### DIRECTIONS
Each line containing the word "drawn" must be reported.

### PROVIDED DATA

•••••

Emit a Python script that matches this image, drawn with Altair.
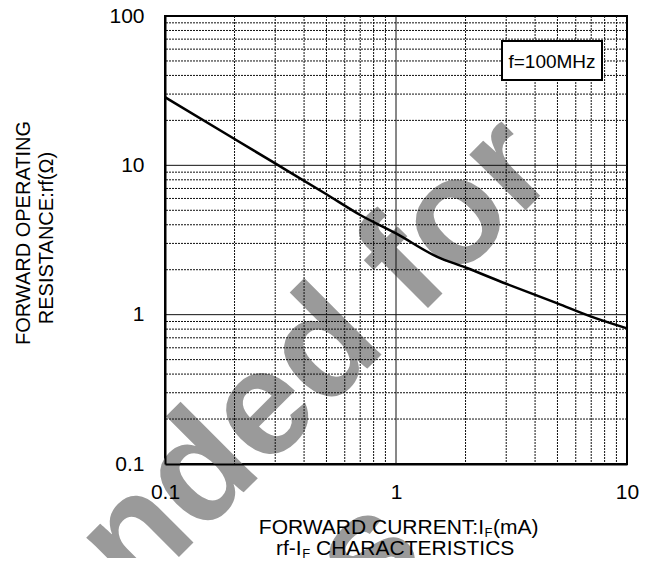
import altair as alt
import pandas as pd

# ---- data ----
current_mA = [0.1, 0.2, 0.3, 0.5, 0.7, 1.0, 1.5, 2.0, 3.0, 5.0, 7.0, 10.0]
resistance_ohm = [28.6, 15.0, 10.3, 6.4, 4.65, 3.5, 2.45, 2.07, 1.61, 1.19, 0.97, 0.81]

x_ticks = [0.1, 1, 10]
y_ticks = [0.1, 1, 10, 100]
x_minor = [0.2, 0.3, 0.4, 0.5, 0.6, 0.7, 0.8, 0.9, 2, 3, 4, 5, 6, 7, 8, 9]
x_major = [1]
y_minor = [0.2, 0.3, 0.4, 0.5, 0.6, 0.7, 0.8, 0.9,
           2, 3, 4, 5, 6, 7, 8, 9,
           20, 30, 40, 50, 60, 70, 80, 90]
y_major = [1, 10]

legend_text = ["f=100MHz"]
x_title_1 = ["FORWARD CURRENT:I", "F", "(mA)"]
x_title_2 = ["rf-I", "F", "CHARACTERISTICS"]
y_title = ["FORWARD OPERATING", "RESISTANCE:rf(\u03a9)"]
watermark = ["Not Recommended for", "New Designs"]

W, H = 462, 448
FONT = "Liberation Sans"

xs = alt.Scale(type="log", domain=[0.1, 10], nice=False)
ys = alt.Scale(type="log", domain=[0.1, 100], nice=False)

axis_common = dict(grid=False, ticks=False, tickSize=0, domain=True,
                   domainColor="black", domainWidth=2, labelFontSize=21,
                   labelFont=FONT, labelColor="black", title=None, zindex=1,
                   labelFlush=False, labelOverlap=False, format="~g")
x_axis = alt.Axis(values=x_ticks, labelPadding=17, **axis_common)
y_axis = alt.Axis(values=y_ticks, labelPadding=21, **axis_common)


def X(field):
    return alt.X(f"{field}:Q", scale=xs, axis=x_axis, title=None)


def Y(field):
    return alt.Y(f"{field}:Q", scale=ys, axis=y_axis, title=None)


def txt(s, x, y, size=21, align="left", baseline="alphabetic", angle=0,
        weight="normal", color="black", font=FONT):
    kw = dict(align=align, baseline=baseline, fontSize=size, font=font,
              fontWeight=weight, color=color)
    if angle:
        kw["angle"] = angle
    return alt.Chart(pd.DataFrame({"t": [s]})).mark_text(**kw).encode(
        x=alt.value(x), y=alt.value(y), text="t:N")


# watermark (behind everything)
wm1 = txt(watermark[0], 394.5, 160.5, size=150, align="right", angle=315,
          weight="bold", color="#9a9a9a")
wm2 = txt(watermark[1], 264, 540, size=150, align="right", angle=315,
          weight="bold", color="#9a9a9a")

# grid
vminor = alt.Chart(pd.DataFrame({"current": x_minor})).mark_rule(
    color="#111", strokeWidth=1, strokeDash=[2, 1]).encode(x=X("current"))
vmajor = alt.Chart(pd.DataFrame({"current": x_major})).mark_rule(
    color="#111", strokeWidth=1).encode(x=X("current"))
hminor = alt.Chart(pd.DataFrame({"rf": y_minor})).mark_rule(
    color="#111", strokeWidth=1, strokeDash=[2, 1]).encode(y=Y("rf"))
hmajor = alt.Chart(pd.DataFrame({"rf": y_major})).mark_rule(
    color="#111", strokeWidth=1).encode(y=Y("rf"))

curve = alt.Chart(pd.DataFrame({"current": current_mA, "rf": resistance_ohm})).mark_line(
    color="black", strokeWidth=2.5, interpolate="monotone").encode(
    x=X("current"), y=Y("rf"))

# legend box
box = alt.Chart(pd.DataFrame({"t": legend_text})).mark_rect(
    fill="white", stroke="black", strokeWidth=2).encode(
    x=alt.value(337), x2=alt.value(437), y=alt.value(25), y2=alt.value(64))
box_text = txt(legend_text[0], 387, 46, size=19, align="center",
               baseline="middle")

# axis titles (subscript F drawn smaller and lower)
xt1a = txt(x_title_1[0], 319, 518, align="right")
xt1b = txt(x_title_1[1], 319.5, 521, size=13)
xt1c = txt(x_title_1[2], 328, 518)
xt2a = txt(x_title_2[0], 136.7, 539, align="right")
xt2b = txt(x_title_2[1], 137.2, 542, size=13)
xt2c = txt(x_title_2[2], 151, 539)
yt1 = txt(y_title[0], -141, 217, size=20, align="center", baseline="middle",
          angle=270)
yt2 = txt(y_title[1], -118, 222, size=20, align="center", baseline="middle",
          angle=270)

chart = alt.layer(
    wm1, wm2, vminor, hminor, vmajor, hmajor, curve, box, box_text,
    xt1a, xt1b, xt1c, xt2a, xt2b, xt2c, yt1, yt2,
).properties(
    width=W, height=H,
    padding={"left": 157, "top": 8, "right": 25, "bottom": 94},
    autosize=alt.AutoSizeParams(type="none"),
).configure_view(
    stroke="black", strokeWidth=2
)

chart.save("out.html", embed_options={"renderer": "svg", "actions": False})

•••••

### EXERCISE SOLUTION
Emit a Python script that matches this image, drawn with Altair.
# axis titles (subscript F drawn smaller and lower)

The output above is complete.